# [The request]
Copy every line that mentions the word "this".

# [Extracted entries]
==============================
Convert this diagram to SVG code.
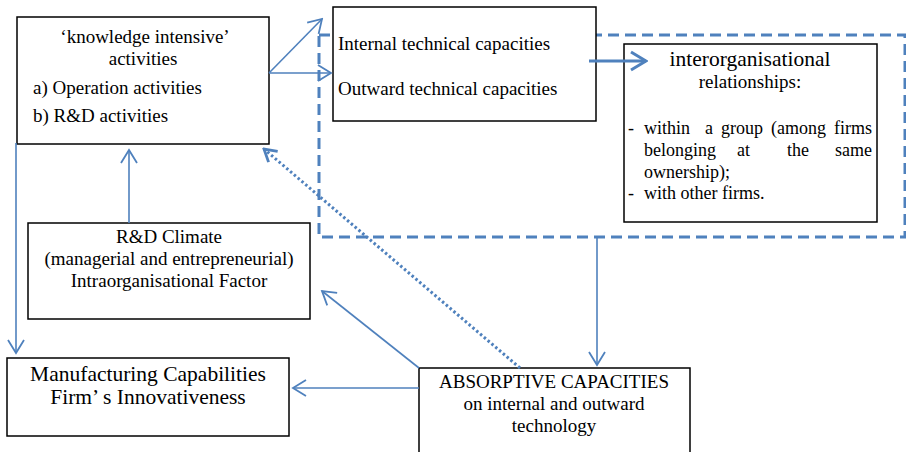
==============================
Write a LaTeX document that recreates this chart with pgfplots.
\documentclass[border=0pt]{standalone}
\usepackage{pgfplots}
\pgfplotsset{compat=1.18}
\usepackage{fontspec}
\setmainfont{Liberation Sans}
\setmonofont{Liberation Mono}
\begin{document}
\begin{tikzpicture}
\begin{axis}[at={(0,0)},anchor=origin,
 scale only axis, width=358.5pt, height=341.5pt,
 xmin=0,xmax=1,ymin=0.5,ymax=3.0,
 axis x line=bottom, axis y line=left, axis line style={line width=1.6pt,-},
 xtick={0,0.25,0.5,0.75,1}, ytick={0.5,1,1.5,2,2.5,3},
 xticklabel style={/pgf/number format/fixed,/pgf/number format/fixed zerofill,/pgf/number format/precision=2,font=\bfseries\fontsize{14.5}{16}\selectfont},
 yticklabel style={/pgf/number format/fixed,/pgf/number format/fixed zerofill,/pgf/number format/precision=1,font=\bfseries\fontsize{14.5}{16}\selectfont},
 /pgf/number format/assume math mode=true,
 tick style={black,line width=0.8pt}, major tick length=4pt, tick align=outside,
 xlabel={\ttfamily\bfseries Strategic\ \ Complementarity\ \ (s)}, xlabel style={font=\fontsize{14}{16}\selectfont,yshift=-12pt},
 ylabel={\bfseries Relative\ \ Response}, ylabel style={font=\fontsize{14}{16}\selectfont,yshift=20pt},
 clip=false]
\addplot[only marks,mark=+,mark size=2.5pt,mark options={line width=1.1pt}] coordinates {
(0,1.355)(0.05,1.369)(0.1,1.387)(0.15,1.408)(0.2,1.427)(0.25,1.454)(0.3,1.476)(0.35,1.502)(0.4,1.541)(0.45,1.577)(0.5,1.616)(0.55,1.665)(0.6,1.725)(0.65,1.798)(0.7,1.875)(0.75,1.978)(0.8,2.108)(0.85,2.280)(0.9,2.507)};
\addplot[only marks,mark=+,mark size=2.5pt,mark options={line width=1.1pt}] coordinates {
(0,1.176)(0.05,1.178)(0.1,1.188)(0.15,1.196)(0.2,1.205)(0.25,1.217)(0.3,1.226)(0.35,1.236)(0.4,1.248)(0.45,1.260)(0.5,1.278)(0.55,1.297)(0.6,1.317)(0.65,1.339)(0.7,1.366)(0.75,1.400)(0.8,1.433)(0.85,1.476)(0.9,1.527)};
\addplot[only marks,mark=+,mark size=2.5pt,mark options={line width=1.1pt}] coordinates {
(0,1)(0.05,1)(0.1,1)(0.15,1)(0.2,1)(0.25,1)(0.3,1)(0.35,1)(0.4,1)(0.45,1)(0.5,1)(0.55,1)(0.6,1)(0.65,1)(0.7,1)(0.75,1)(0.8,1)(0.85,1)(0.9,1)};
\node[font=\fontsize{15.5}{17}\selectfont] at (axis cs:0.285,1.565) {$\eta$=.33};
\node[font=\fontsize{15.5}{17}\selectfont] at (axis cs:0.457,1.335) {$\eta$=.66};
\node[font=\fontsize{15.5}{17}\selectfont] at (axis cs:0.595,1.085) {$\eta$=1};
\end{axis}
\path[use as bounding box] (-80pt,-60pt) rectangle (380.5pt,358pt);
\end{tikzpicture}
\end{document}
==============================
# [Answer to the task]
Convert this diagram to SVG code.
Write a LaTeX document that recreates this chart with pgfplots.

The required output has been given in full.